(Rows from a dataset of charts and code)
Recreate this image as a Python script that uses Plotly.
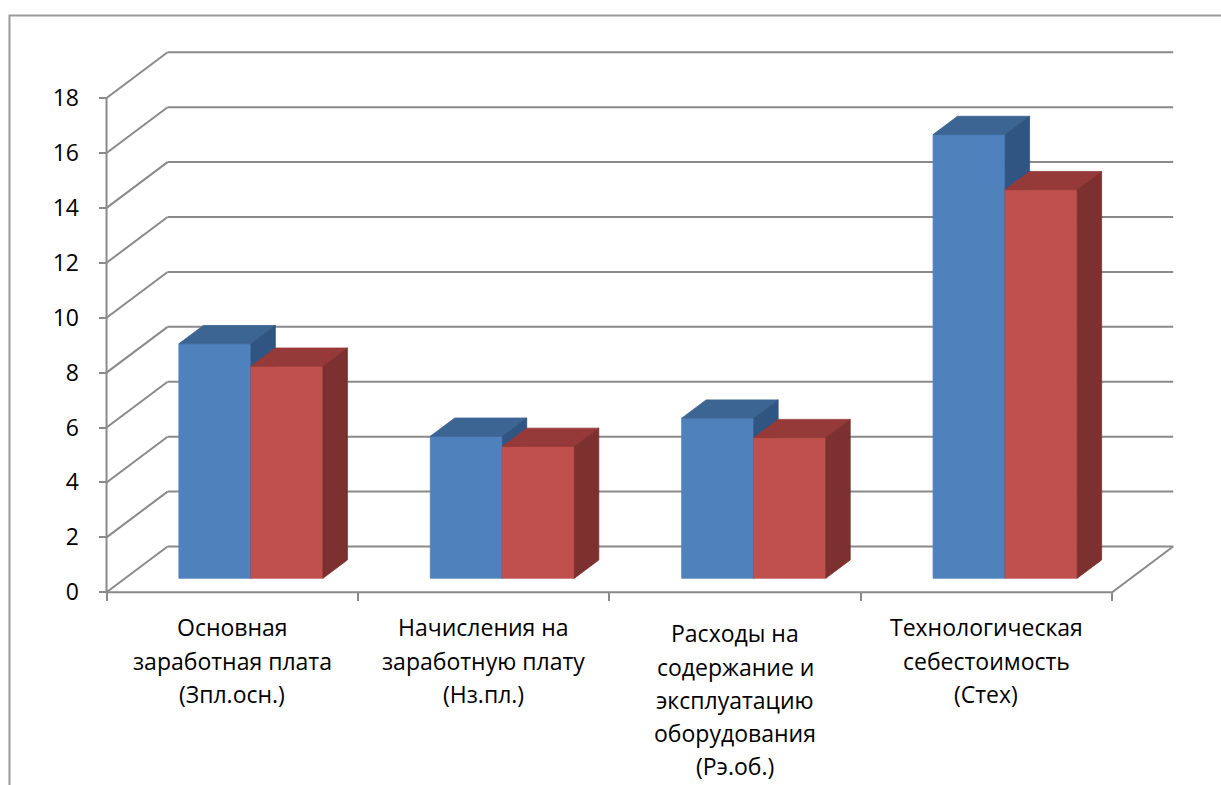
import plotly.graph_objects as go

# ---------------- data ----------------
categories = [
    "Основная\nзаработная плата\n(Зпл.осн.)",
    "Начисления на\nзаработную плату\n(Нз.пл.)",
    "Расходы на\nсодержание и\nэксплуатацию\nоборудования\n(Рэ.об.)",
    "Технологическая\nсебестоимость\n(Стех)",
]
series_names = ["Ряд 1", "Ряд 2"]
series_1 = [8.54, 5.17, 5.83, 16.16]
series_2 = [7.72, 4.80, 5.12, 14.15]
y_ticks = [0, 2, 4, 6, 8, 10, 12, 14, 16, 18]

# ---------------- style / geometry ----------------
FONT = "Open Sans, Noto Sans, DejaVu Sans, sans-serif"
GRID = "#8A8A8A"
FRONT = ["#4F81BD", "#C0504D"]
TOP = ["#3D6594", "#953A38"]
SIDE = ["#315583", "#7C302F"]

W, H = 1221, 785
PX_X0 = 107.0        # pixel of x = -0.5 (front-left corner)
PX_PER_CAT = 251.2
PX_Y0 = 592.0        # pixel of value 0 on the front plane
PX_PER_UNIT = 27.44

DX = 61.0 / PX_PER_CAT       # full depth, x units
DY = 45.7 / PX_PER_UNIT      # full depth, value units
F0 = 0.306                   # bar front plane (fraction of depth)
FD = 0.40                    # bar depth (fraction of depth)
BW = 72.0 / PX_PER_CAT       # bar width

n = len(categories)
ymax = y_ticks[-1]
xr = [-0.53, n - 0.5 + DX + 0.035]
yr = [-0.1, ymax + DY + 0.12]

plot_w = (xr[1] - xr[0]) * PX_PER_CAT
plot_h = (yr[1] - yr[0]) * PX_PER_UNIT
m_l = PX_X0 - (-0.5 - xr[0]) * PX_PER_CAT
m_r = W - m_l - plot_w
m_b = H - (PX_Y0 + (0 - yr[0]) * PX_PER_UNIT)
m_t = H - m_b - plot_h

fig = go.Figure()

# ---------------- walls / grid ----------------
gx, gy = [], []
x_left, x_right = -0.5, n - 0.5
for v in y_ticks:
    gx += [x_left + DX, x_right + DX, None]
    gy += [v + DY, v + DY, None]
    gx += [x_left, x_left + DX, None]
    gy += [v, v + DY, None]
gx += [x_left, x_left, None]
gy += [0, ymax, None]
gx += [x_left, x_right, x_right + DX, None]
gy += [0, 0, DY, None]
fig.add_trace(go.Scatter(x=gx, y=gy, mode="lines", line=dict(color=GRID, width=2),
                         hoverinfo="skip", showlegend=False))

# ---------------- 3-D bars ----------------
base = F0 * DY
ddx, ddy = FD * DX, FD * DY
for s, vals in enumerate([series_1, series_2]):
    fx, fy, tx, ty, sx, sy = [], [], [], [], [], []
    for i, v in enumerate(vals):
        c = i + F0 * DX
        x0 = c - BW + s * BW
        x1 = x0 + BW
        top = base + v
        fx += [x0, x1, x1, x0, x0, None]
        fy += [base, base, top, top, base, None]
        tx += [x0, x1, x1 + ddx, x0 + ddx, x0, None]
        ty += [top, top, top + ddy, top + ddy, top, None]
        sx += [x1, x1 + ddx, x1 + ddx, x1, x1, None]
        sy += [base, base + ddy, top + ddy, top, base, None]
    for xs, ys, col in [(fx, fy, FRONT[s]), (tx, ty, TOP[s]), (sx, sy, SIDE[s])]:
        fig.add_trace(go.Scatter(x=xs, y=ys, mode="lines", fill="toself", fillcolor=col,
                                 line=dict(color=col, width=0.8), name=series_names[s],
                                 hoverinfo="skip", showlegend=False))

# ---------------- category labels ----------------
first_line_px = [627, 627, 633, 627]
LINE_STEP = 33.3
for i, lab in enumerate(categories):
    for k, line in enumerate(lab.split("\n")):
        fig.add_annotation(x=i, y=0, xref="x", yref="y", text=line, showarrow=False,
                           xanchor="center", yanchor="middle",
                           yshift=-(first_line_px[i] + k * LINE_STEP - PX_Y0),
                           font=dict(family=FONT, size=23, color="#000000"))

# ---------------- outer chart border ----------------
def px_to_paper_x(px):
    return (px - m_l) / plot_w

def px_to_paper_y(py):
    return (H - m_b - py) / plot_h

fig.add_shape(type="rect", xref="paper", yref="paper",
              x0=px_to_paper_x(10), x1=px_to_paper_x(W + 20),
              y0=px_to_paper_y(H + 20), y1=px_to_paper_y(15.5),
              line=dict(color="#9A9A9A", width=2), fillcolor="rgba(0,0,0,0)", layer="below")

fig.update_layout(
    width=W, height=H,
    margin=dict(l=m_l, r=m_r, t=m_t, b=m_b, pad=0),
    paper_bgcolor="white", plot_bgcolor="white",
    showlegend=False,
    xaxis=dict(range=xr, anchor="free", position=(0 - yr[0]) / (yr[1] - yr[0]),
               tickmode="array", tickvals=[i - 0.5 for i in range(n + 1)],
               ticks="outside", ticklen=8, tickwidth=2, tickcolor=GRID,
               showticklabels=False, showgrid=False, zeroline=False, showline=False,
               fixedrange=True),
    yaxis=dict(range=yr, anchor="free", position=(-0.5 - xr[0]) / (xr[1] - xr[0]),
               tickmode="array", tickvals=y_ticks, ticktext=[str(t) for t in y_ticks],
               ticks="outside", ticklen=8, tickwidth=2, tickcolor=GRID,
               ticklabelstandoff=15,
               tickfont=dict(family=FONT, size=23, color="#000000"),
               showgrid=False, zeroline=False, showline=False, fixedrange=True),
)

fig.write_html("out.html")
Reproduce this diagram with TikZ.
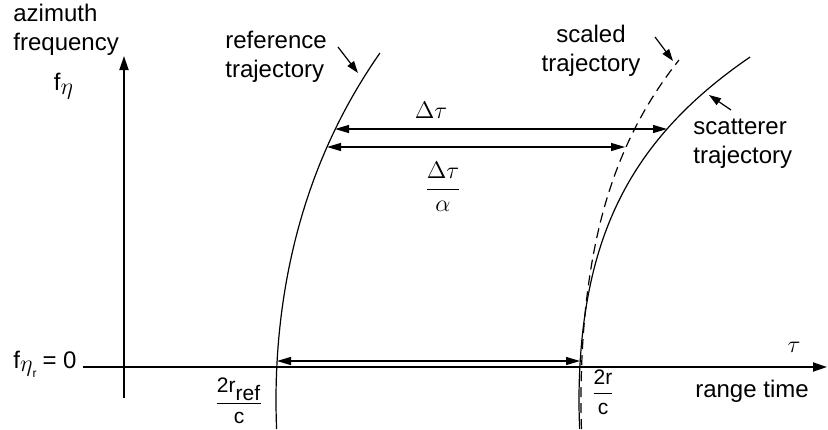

Problem description.
Quote each entry above verbatim and drop the pictures.

Exercise output.
Recreate this image as a Python script that uses Plotly.
import plotly.graph_objects as go

# ---------------- data ----------------
categories = [
    "Основная\nзаработная плата\n(Зпл.осн.)",
    "Начисления на\nзаработную плату\n(Нз.пл.)",
    "Расходы на\nсодержание и\nэксплуатацию\nоборудования\n(Рэ.об.)",
    "Технологическая\nсебестоимость\n(Стех)",
]
series_names = ["Ряд 1", "Ряд 2"]
series_1 = [8.54, 5.17, 5.83, 16.16]
series_2 = [7.72, 4.80, 5.12, 14.15]
y_ticks = [0, 2, 4, 6, 8, 10, 12, 14, 16, 18]

# ---------------- style / geometry ----------------
FONT = "Open Sans, Noto Sans, DejaVu Sans, sans-serif"
GRID = "#8A8A8A"
FRONT = ["#4F81BD", "#C0504D"]
TOP = ["#3D6594", "#953A38"]
SIDE = ["#315583", "#7C302F"]

W, H = 1221, 785
PX_X0 = 107.0        # pixel of x = -0.5 (front-left corner)
PX_PER_CAT = 251.2
PX_Y0 = 592.0        # pixel of value 0 on the front plane
PX_PER_UNIT = 27.44

DX = 61.0 / PX_PER_CAT       # full depth, x units
DY = 45.7 / PX_PER_UNIT      # full depth, value units
F0 = 0.306                   # bar front plane (fraction of depth)
FD = 0.40                    # bar depth (fraction of depth)
BW = 72.0 / PX_PER_CAT       # bar width

n = len(categories)
ymax = y_ticks[-1]
xr = [-0.53, n - 0.5 + DX + 0.035]
yr = [-0.1, ymax + DY + 0.12]

plot_w = (xr[1] - xr[0]) * PX_PER_CAT
plot_h = (yr[1] - yr[0]) * PX_PER_UNIT
m_l = PX_X0 - (-0.5 - xr[0]) * PX_PER_CAT
m_r = W - m_l - plot_w
m_b = H - (PX_Y0 + (0 - yr[0]) * PX_PER_UNIT)
m_t = H - m_b - plot_h

fig = go.Figure()

# ---------------- walls / grid ----------------
gx, gy = [], []
x_left, x_right = -0.5, n - 0.5
for v in y_ticks:
    gx += [x_left + DX, x_right + DX, None]
    gy += [v + DY, v + DY, None]
    gx += [x_left, x_left + DX, None]
    gy += [v, v + DY, None]
gx += [x_left, x_left, None]
gy += [0, ymax, None]
gx += [x_left, x_right, x_right + DX, None]
gy += [0, 0, DY, None]
fig.add_trace(go.Scatter(x=gx, y=gy, mode="lines", line=dict(color=GRID, width=2),
                         hoverinfo="skip", showlegend=False))

# ---------------- 3-D bars ----------------
base = F0 * DY
ddx, ddy = FD * DX, FD * DY
for s, vals in enumerate([series_1, series_2]):
    fx, fy, tx, ty, sx, sy = [], [], [], [], [], []
    for i, v in enumerate(vals):
        c = i + F0 * DX
        x0 = c - BW + s * BW
        x1 = x0 + BW
        top = base + v
        fx += [x0, x1, x1, x0, x0, None]
        fy += [base, base, top, top, base, None]
        tx += [x0, x1, x1 + ddx, x0 + ddx, x0, None]
        ty += [top, top, top + ddy, top + ddy, top, None]
        sx += [x1, x1 + ddx, x1 + ddx, x1, x1, None]
        sy += [base, base + ddy, top + ddy, top, base, None]
    for xs, ys, col in [(fx, fy, FRONT[s]), (tx, ty, TOP[s]), (sx, sy, SIDE[s])]:
        fig.add_trace(go.Scatter(x=xs, y=ys, mode="lines", fill="toself", fillcolor=col,
                                 line=dict(color=col, width=0.8), name=series_names[s],
                                 hoverinfo="skip", showlegend=False))

# ---------------- category labels ----------------
first_line_px = [627, 627, 633, 627]
LINE_STEP = 33.3
for i, lab in enumerate(categories):
    for k, line in enumerate(lab.split("\n")):
        fig.add_annotation(x=i, y=0, xref="x", yref="y", text=line, showarrow=False,
                           xanchor="center", yanchor="middle",
                           yshift=-(first_line_px[i] + k * LINE_STEP - PX_Y0),
                           font=dict(family=FONT, size=23, color="#000000"))

# ---------------- outer chart border ----------------
def px_to_paper_x(px):
    return (px - m_l) / plot_w

def px_to_paper_y(py):
    return (H - m_b - py) / plot_h

fig.add_shape(type="rect", xref="paper", yref="paper",
              x0=px_to_paper_x(10), x1=px_to_paper_x(W + 20),
              y0=px_to_paper_y(H + 20), y1=px_to_paper_y(15.5),
              line=dict(color="#9A9A9A", width=2), fillcolor="rgba(0,0,0,0)", layer="below")

fig.update_layout(
    width=W, height=H,
    margin=dict(l=m_l, r=m_r, t=m_t, b=m_b, pad=0),
    paper_bgcolor="white", plot_bgcolor="white",
    showlegend=False,
    xaxis=dict(range=xr, anchor="free", position=(0 - yr[0]) / (yr[1] - yr[0]),
               tickmode="array", tickvals=[i - 0.5 for i in range(n + 1)],
               ticks="outside", ticklen=8, tickwidth=2, tickcolor=GRID,
               showticklabels=False, showgrid=False, zeroline=False, showline=False,
               fixedrange=True),
    yaxis=dict(range=yr, anchor="free", position=(-0.5 - xr[0]) / (xr[1] - xr[0]),
               tickmode="array", tickvals=y_ticks, ticktext=[str(t) for t in y_ticks],
               ticks="outside", ticklen=8, tickwidth=2, tickcolor=GRID,
               ticklabelstandoff=15,
               tickfont=dict(family=FONT, size=23, color="#000000"),
               showgrid=False, zeroline=False, showline=False, fixedrange=True),
)

fig.write_html("out.html")
Reproduce this diagram with TikZ.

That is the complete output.